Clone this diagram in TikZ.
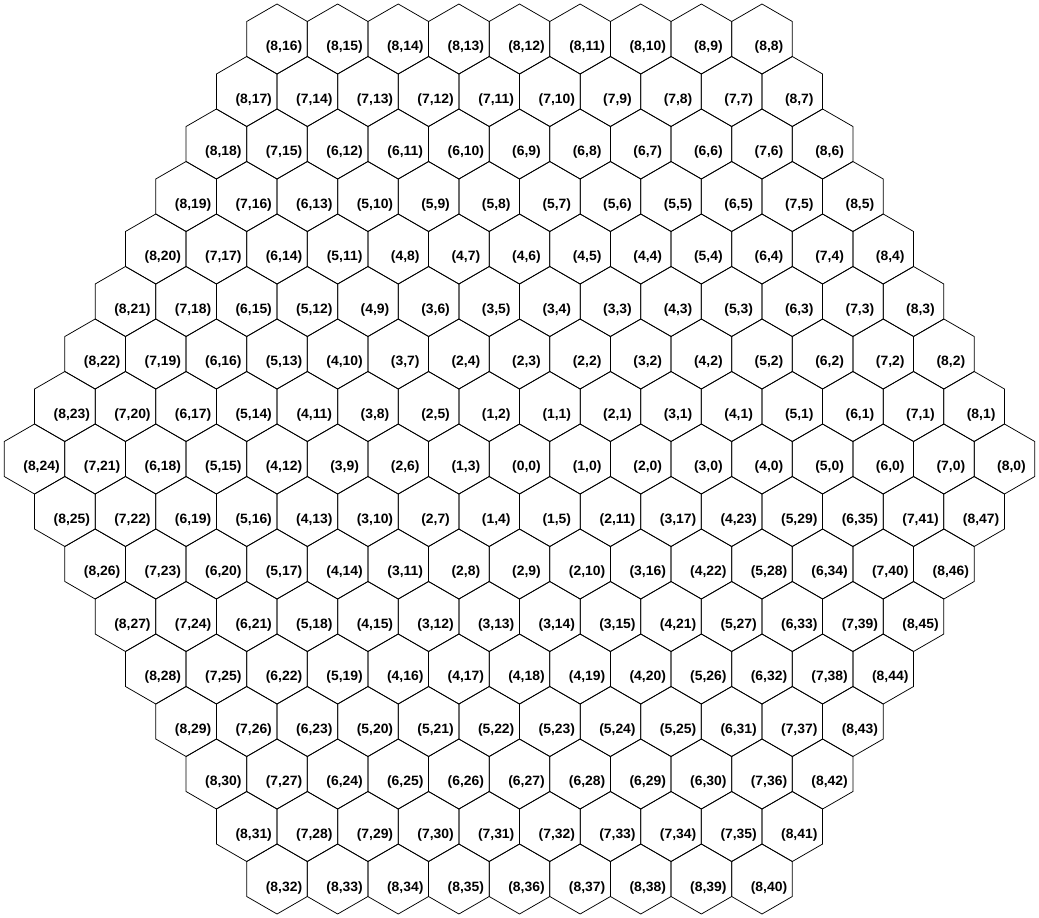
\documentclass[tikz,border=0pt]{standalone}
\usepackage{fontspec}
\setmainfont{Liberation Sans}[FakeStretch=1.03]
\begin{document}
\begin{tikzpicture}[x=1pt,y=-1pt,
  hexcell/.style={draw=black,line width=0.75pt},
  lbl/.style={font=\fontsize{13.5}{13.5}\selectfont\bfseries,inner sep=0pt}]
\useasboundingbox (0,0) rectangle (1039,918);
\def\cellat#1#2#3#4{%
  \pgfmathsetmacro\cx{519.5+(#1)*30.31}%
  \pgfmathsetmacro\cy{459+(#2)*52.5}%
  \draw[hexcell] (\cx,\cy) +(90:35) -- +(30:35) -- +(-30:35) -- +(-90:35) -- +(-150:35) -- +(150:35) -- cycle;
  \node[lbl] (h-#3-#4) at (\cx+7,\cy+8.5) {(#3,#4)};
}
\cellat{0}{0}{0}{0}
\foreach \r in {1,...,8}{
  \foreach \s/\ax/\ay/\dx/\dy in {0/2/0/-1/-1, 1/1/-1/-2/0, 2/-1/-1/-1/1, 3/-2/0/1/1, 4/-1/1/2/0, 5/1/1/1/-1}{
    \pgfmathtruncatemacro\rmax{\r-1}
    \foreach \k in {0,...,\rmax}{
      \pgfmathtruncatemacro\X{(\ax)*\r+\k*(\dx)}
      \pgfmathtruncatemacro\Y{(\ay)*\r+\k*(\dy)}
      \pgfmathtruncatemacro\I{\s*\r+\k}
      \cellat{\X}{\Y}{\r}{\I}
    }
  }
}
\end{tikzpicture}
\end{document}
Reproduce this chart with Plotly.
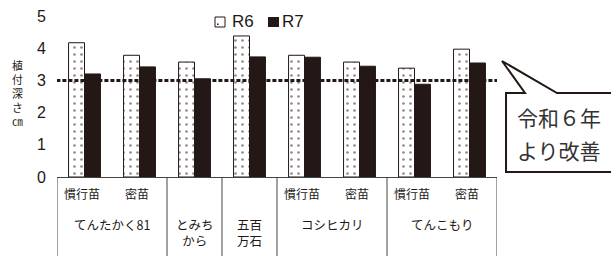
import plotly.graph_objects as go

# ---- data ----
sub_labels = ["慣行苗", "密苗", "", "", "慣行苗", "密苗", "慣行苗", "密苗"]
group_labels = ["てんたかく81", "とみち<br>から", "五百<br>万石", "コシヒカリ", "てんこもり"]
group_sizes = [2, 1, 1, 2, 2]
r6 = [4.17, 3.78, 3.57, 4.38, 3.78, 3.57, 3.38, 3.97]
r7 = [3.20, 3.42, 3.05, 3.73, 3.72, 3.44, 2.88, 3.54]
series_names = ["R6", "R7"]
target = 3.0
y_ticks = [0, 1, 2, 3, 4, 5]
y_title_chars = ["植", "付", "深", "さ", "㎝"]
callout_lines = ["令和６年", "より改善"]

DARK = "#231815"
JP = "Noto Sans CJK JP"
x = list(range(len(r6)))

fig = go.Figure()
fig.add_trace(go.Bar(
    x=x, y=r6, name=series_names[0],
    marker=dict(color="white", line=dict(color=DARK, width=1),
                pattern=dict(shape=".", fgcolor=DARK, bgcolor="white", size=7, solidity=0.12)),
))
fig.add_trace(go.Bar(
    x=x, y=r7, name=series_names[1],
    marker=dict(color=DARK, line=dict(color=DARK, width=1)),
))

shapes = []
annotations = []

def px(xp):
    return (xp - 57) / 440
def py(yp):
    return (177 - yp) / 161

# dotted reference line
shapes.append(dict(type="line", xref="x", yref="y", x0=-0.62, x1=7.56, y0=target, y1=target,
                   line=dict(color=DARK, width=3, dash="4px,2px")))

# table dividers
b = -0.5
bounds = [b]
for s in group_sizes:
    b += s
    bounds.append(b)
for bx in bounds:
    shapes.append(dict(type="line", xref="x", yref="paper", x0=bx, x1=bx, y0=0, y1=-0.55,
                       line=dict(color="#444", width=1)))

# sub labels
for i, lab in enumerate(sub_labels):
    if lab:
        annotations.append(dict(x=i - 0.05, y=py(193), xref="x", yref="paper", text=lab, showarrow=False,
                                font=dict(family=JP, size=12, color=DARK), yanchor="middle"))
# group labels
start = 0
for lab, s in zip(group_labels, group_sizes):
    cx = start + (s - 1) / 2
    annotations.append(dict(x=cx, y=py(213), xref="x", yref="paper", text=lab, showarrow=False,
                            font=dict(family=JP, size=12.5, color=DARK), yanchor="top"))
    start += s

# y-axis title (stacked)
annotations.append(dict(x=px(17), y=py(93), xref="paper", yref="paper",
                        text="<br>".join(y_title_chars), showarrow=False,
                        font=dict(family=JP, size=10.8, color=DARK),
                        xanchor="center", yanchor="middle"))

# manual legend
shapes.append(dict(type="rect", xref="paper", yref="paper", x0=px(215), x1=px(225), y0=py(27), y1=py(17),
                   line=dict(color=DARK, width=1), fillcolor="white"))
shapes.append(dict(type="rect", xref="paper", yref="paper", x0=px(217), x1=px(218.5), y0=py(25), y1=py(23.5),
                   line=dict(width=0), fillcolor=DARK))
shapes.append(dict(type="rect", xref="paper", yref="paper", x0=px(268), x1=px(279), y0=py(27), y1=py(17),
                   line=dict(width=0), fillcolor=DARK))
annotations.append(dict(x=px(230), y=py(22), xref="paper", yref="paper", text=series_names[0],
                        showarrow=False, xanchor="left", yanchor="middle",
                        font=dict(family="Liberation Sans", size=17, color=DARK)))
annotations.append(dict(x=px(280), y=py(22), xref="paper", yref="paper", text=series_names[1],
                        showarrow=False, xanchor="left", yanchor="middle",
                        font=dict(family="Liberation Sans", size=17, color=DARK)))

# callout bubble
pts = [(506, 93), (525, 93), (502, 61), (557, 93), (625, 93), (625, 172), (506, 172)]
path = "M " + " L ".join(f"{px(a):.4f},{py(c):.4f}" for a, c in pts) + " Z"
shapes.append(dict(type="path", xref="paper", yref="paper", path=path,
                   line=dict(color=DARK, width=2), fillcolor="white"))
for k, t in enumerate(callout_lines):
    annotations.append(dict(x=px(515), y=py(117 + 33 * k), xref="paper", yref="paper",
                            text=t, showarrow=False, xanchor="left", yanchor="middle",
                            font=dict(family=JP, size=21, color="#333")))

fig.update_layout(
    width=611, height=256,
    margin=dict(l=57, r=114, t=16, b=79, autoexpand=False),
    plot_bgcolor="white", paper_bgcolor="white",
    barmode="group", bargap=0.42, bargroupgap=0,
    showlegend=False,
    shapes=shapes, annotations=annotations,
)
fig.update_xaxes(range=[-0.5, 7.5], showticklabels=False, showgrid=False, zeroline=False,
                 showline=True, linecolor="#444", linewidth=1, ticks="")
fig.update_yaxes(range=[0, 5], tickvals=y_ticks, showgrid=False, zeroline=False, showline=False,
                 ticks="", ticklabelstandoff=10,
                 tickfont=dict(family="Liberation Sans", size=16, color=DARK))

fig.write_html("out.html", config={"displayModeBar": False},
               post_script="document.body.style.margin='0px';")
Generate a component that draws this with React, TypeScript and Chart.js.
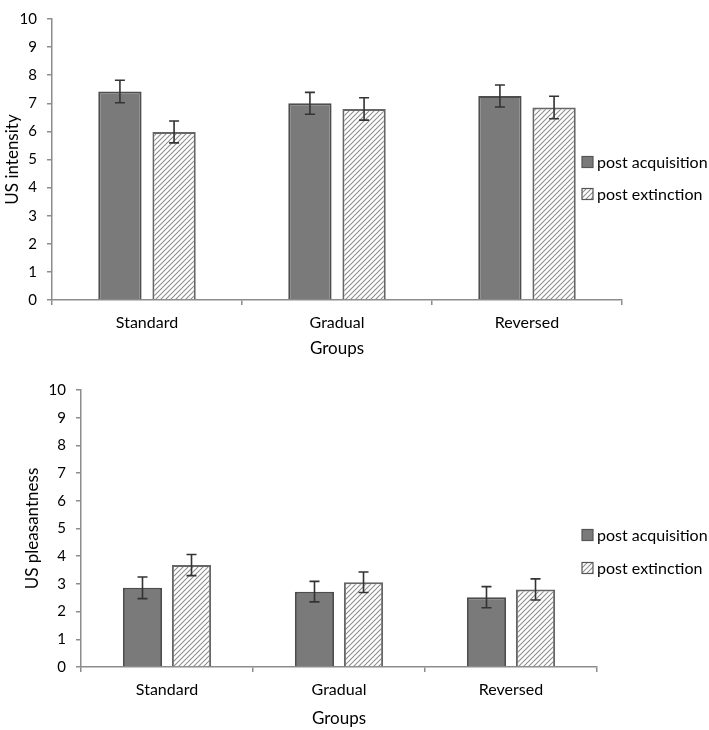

## [What you are asked to do]
Restate exactly, please, only the lines between the start of the data and the line containing "import plotly.graph_objects as go", both ends included, skipping the pictures.

## [Correct response]
Clone this diagram in TikZ.
\documentclass[tikz,border=0pt]{standalone}
\usepackage{fontspec}
\setmainfont{Liberation Sans}[FakeStretch=1.03]
\begin{document}
\begin{tikzpicture}[x=1pt,y=-1pt,
  hexcell/.style={draw=black,line width=0.75pt},
  lbl/.style={font=\fontsize{13.5}{13.5}\selectfont\bfseries,inner sep=0pt}]
\useasboundingbox (0,0) rectangle (1039,918);
\def\cellat#1#2#3#4{%
  \pgfmathsetmacro\cx{519.5+(#1)*30.31}%
  \pgfmathsetmacro\cy{459+(#2)*52.5}%
  \draw[hexcell] (\cx,\cy) +(90:35) -- +(30:35) -- +(-30:35) -- +(-90:35) -- +(-150:35) -- +(150:35) -- cycle;
  \node[lbl] (h-#3-#4) at (\cx+7,\cy+8.5) {(#3,#4)};
}
\cellat{0}{0}{0}{0}
\foreach \r in {1,...,8}{
  \foreach \s/\ax/\ay/\dx/\dy in {0/2/0/-1/-1, 1/1/-1/-2/0, 2/-1/-1/-1/1, 3/-2/0/1/1, 4/-1/1/2/0, 5/1/1/1/-1}{
    \pgfmathtruncatemacro\rmax{\r-1}
    \foreach \k in {0,...,\rmax}{
      \pgfmathtruncatemacro\X{(\ax)*\r+\k*(\dx)}
      \pgfmathtruncatemacro\Y{(\ay)*\r+\k*(\dy)}
      \pgfmathtruncatemacro\I{\s*\r+\k}
      \cellat{\X}{\Y}{\r}{\I}
    }
  }
}
\end{tikzpicture}
\end{document}
Reproduce this chart with Plotly.
import plotly.graph_objects as go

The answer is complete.